Dopo la conferenza COP26 di Glasgow, sono in molti a parlare di occasioni mancate e in generale è diffusa la convinzione che si sia persa l’opportunità di prendere una posizione decisiva in materia di interventi sul clima. Quasi nessuno ha giudicato l’esito della conferenza come un successo: mentre le fonti più ottimiste – che spesso sono vicine ai governi dei paesi partecipanti – sostengono che siano stati compiuti dei passi avanti verso il raggiungimento dell’obiettivo di contenere il riscaldamento globale entro 1,5° in più rispetto ai livelli pre-industriali, la maggior parte dei media non istituzionali sono scettici sul fatto che questo obiettivo possa essere raggiunto senza un serio impegno da parte di alcuni dei paesi che producono più emissioni. Nel frattempo, gli attivisti per il clima sono assolutamente pessimisti e hanno espresso la loro delusione per la conferenza nel suo complesso.

Cosa ha ottenuto la conferenza COP26
I paesi intervenuti hanno concordato di accelerare il processo di revisione e rafforzamento dei loro contributi determinati a livello nazionale (NDC) alla lotta contro il cambiamento climatico in una nuova conferenza l’anno prossimo, invece che in cinque anni, come stabilito originariamente dall’accordo di Parigi. La COP27 si terrà in Egitto. Uno dei punti principali della conferenza COP26 è stata la definizione di linee guida concrete per l’eliminazione graduale dell’uso del carbone, soprattutto da paesi come la Cina e l’India, le cui emissioni hanno un impatto significativo sul raggiungimento degli obiettivi globali di emissione. La maggior parte degli attivisti e un numero significativo di partecipanti sono rimasti delusi dal fatto che anche l’espressione “phasing out” (dismissione) non sia entrata nell’accordo finale, e sia stata sostituita da un più blando e meno convincente “phasing down” (riduzione). I paesi hanno anche accettato di eliminare i sussidi “inefficienti” per i combustibili fossili: un’altra espressione che gli attivisti temono possa lasciare spazio alla creazione di clausole che finiranno per rendere l’intero accordo inefficace.
L’obiettivo di 1,5°
Il cosiddetto “obiettivo 1,5°” è stato il punto focale di molti dibattiti alla conferenza COP26, con un focus specifico sui paesi in via di sviluppo, che sono spesso lasciati soli ad affrontare le conseguenze più pesanti di una crisi che non hanno creato. Per i piccoli Stati insulari e le loro comunità, come le Barbados, non riuscire a raggiungere tale obiettivo sarebbe una condanna a morte, poiché il rapido aumento del livello degli oceani li sommergerebbe interamente, costringendo l’intera popolazione a spostarsi. Ciò che la conferenza di Glasgow non è riuscita a fare, secondo la maggior parte dei gruppi di attivisti per il clima, è prendere misure adeguate per proteggere le comunità indigenti dagli effetti devastanti che il cambiamento climatico sta già avendo sui loro mezzi di sussistenza.

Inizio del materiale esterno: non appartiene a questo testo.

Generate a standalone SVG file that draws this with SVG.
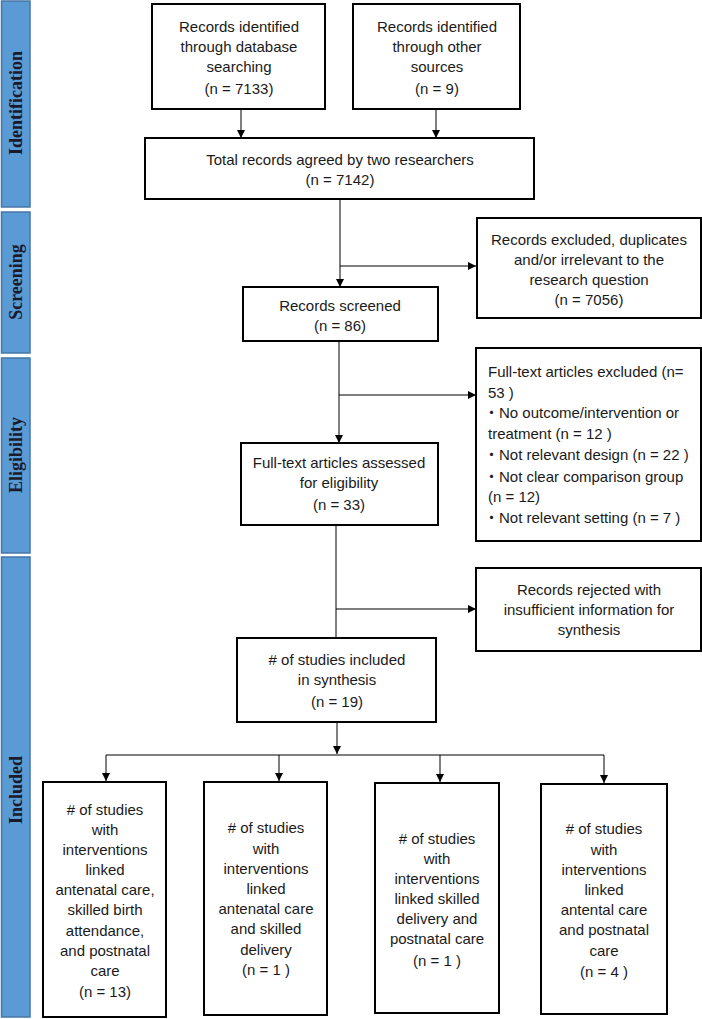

Gli aspetti positivi della conferenza COP26
Nonostante la delusione generalizzata, la conferenza ha raggiunto alcuni obiettivi promettenti. Oltre al mantenimento dell’obiettivo di 1.5°, c’è stata la forte enfasi posta sull’importanza di mantenere vivi gli ecosistemi naturali, in quanto essi preservano la biodiversità e mitigano le conseguenze dei fenomeni meteorologici estremi che sono provocati dal cambiamento climatico. Questo ha portato all’impegno di porre fine alla deforestazione entro il 2030. La conferenza si è conclusa anche con la promessa da parte delle principali economie mondiali di erogare 100 miliardi di dollari all’anno, per un periodo di cinque anni, per aiutare i Paesi in via di sviluppo a far fronte ai danni legati al clima.